Will Meek, a psychologist who wrote about this topic, describes over-functioning this way:

Classic characteristics of over-functioning include being overly focused on another person’s problems or life situation, offering frequent advice or help to the other person, actually doing things that are part of the other person’s life responsibilities.

Ok, so, that describes me since I’ve been five, lining up stuffed animals to teach and bossing my younger sisters around. It also likely drove my comfort in commanding a high school classroom that saw 110 students a day for ten years. Unfortunately, and more painfully, it also describes the role I took emotionally in relationship with my ex-husband. Meek writes that “almost always, someone who is under-functioning is paired with, or supported by someone who is over-functioning.” It’s the nightmare version of that cliché opposites attract.

My discipline with constructing boundaries of responsibility started while I was still in that marriage. I distinctly remember one day looking across the table during some sort of conflict and saying: “I can’t actually fix this problem for you. What I can do, I’ve already done. The problem you are grappling with is yours, and while I can try better to support you in finding the solution, that is your work.” This, my friends, was a revolutionary act of self-care for me. It didn’t save my marriage, but it may have saved me when the marriage eventually failed.

I try to no longer accept responsibility and agency for another person’s emotions and fixing them. That’s not natural to me, and I have to practice it. I need to admit when I CAN NOT. And while it feels foreign, it also is liberating. Similar to stretching my body into a yoga position, strange and freeing. Similar to closing Netflix when the next episode is just about to begin, uncomfortable and necessary.

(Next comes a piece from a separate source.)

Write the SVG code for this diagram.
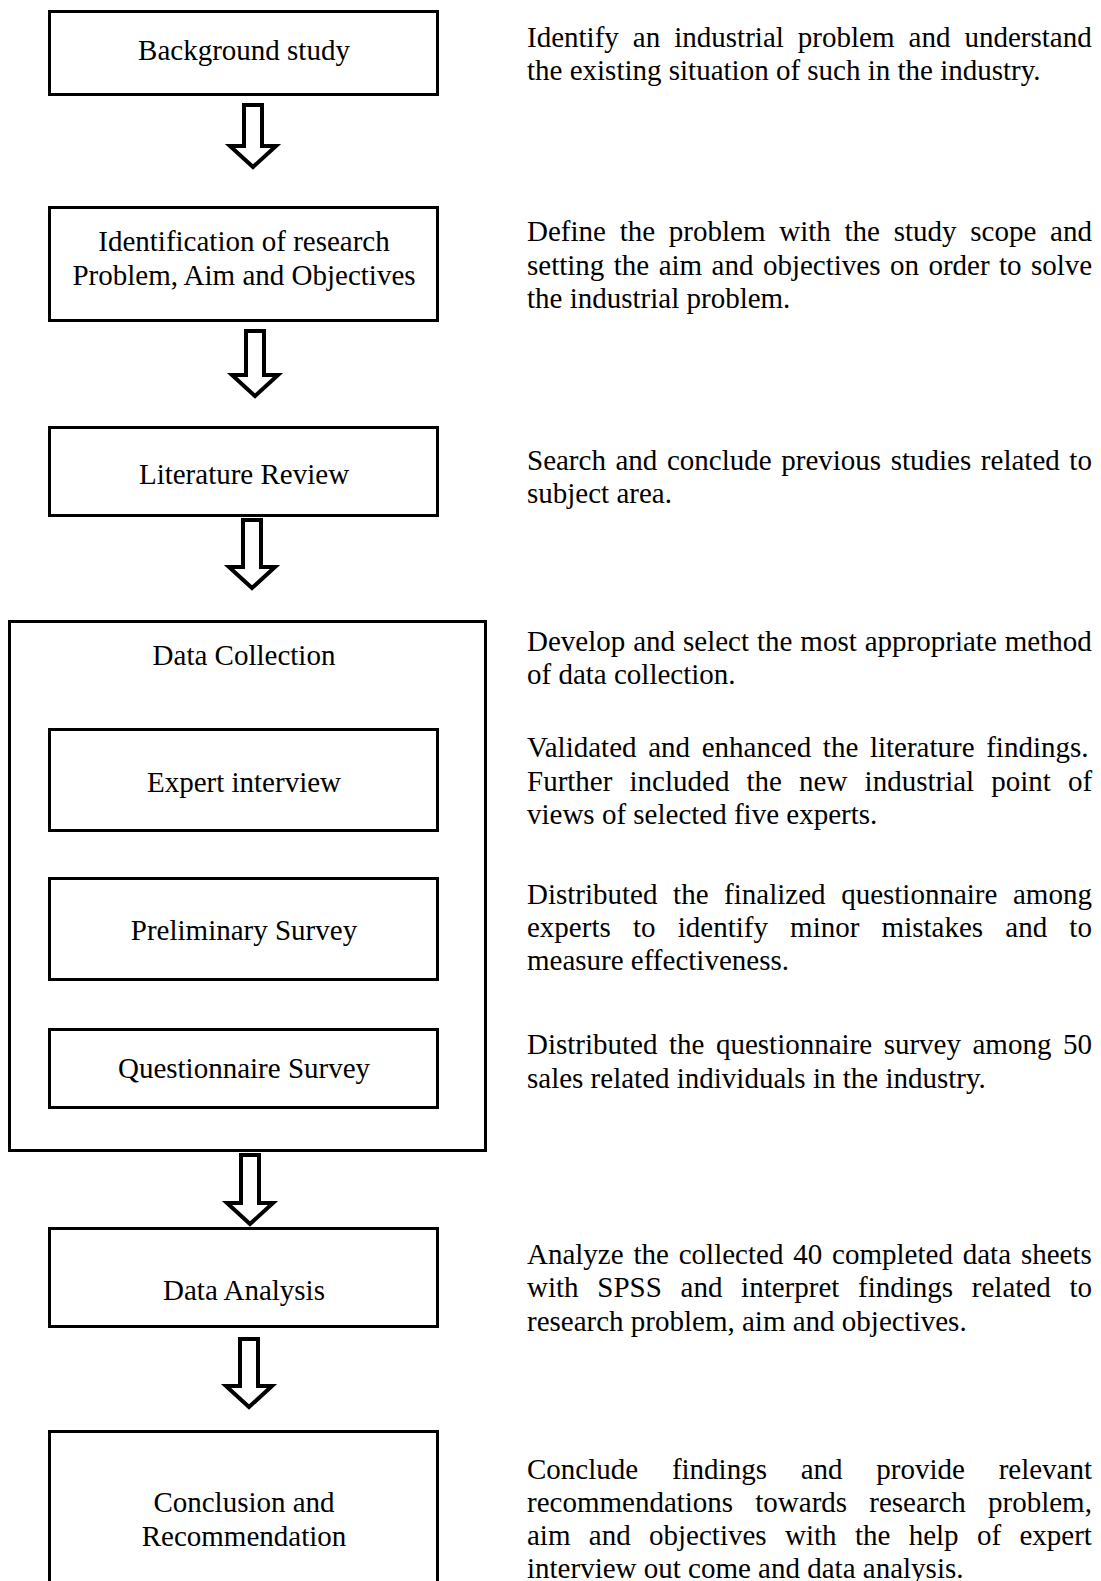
<svg xmlns="http://www.w3.org/2000/svg" width="1101" height="1581" viewBox="0 0 1101 1581">
<style>
  .box { fill: #fff; stroke: #000; stroke-width: 3; }
  .arr { fill: #fff; stroke: #000; stroke-width: 4; stroke-linejoin: miter; }
  text { font-family: "Liberation Serif", "Times New Roman", serif; font-size: 29px; fill: #000; }
  .c { text-anchor: middle; }
</style>
<rect width="1101" height="1581" fill="#fff"/>
<g id="connectors">
  <path class="arr" d="M244,105 L262,105 L262,146 L276,146 L253,167 L230,146 L244,146 Z"/>
  <path class="arr" d="M246,331 L264,331 L264,375 L278,375 L255,396 L232,375 L246,375 Z"/>
  <path class="arr" d="M243,520 L261,520 L261,567 L275,567 L252,588 L229,567 L243,567 Z"/>
  <path class="arr" d="M241,1155 L259,1155 L259,1203 L273,1203 L250,1224 L227,1203 L241,1203 Z"/>
  <path class="arr" d="M240,1339 L258,1339 L258,1386 L272,1386 L249,1407 L226,1386 L240,1386 Z"/>
</g>
<g id="background-study">
  <rect class="box" x="49.5" y="11.5" width="388" height="83"/>
  <text class="c" x="244" y="60">Background study</text>
</g>
<g id="identification">
  <rect class="box" x="49.5" y="207.5" width="388" height="113"/>
  <text class="c" x="244" y="251">Identification of research</text>
  <text class="c" x="244" y="285">Problem, Aim and Objectives</text>
</g>
<g id="literature-review">
  <rect class="box" x="49.5" y="427.5" width="388" height="88"/>
  <text class="c" x="244" y="484">Literature Review</text>
</g>
<g id="data-collection">
  <rect class="box" x="9.5" y="621.5" width="476" height="529"/>
  <text class="c" x="244" y="665">Data Collection</text>
</g>
<g id="expert-interview">
  <rect class="box" x="49.5" y="729.5" width="388" height="101"/>
  <text class="c" x="244" y="792">Expert interview</text>
</g>
<g id="preliminary-survey">
  <rect class="box" x="49.5" y="878.5" width="388" height="101"/>
  <text class="c" x="244" y="940">Preliminary Survey</text>
</g>
<g id="questionnaire-survey">
  <rect class="box" x="49.5" y="1029.5" width="388" height="78"/>
  <text class="c" x="244" y="1078">Questionnaire Survey</text>
</g>
<g id="data-analysis">
  <rect class="box" x="49.5" y="1228.5" width="388" height="98"/>
  <text class="c" x="244" y="1300">Data Analysis</text>
</g>
<g id="conclusion">
  <rect class="box" x="49.5" y="1431.5" width="388" height="200"/>
  <text class="c" x="244" y="1512">Conclusion and</text>
  <text class="c" x="244" y="1546">Recommendation</text>
</g>
<g id="descriptions">
  <text x="527" y="47" word-spacing="6.8">Identify an industrial problem and understand</text>
  <text x="527" y="80">the existing situation of such in the industry.</text>

  <text x="527" y="241" word-spacing="6.5">Define the problem with the study scope and</text>
  <text x="527" y="274.5" word-spacing="2.2">setting the aim and objectives on order to solve</text>
  <text x="527" y="308">the industrial problem.</text>

  <text x="527" y="470" word-spacing="2.35">Search and conclude previous studies related to</text>
  <text x="527" y="503">subject area.</text>

  <text x="527" y="651" word-spacing="0.7">Develop and select the most appropriate method</text>
  <text x="527" y="684">of data collection.</text>

  <text x="527" y="757" word-spacing="4.4">Validated and enhanced the literature findings.</text>
  <text x="527" y="790.5" word-spacing="9.9">Further included the new industrial point of</text>
  <text x="527" y="824">views of selected five experts.</text>

  <text x="527" y="904" word-spacing="8.35">Distributed the finalized questionnaire among</text>
  <text x="527" y="937" word-spacing="14.95">experts to identify minor mistakes and to</text>
  <text x="527" y="970">measure effectiveness.</text>

  <text x="527" y="1054" word-spacing="4.26">Distributed the questionnaire survey among 50</text>
  <text x="527" y="1088">sales related individuals in the industry.</text>

  <text x="527" y="1264" word-spacing="2.6">Analyze the collected 40 completed data sheets</text>
  <text x="527" y="1297" word-spacing="11.47">with SPSS and interpret findings related to</text>
  <text x="527" y="1331">research problem, aim and objectives.</text>

  <text x="527" y="1479" word-spacing="26.5">Conclude findings and provide relevant</text>
  <text x="527" y="1512" word-spacing="14.9">recommendations towards research problem,</text>
  <text x="527" y="1545" word-spacing="11.1">aim and objectives with the help of expert</text>
  <text x="527" y="1578">interview out come and data analysis.</text>
</g>
</svg>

Self-care is loving your self enough to acknowledge your boundaries and choose your future self over your current one. Self-care for me today was writing this post when for two years my writing has been largely private. I hope by sharing some of my self-care disciplines, I’ve sparked some thinking around yours. And I’d be so honored if you’d share them!

3 thoughts on “The Candy-Coated Myths of Self-Care

  1. Oh my goodness, how this spoke to me! I am grateful to you for taking the time and energy to reflect on this and lay it all out for others to learn. That idea of feeling falsely purposeful is one that has been nagging at me (although I didn’t have the wording for it until now). You’ve brought it to the forefront for me and I think that will be a catalyst to help me actually address the issue.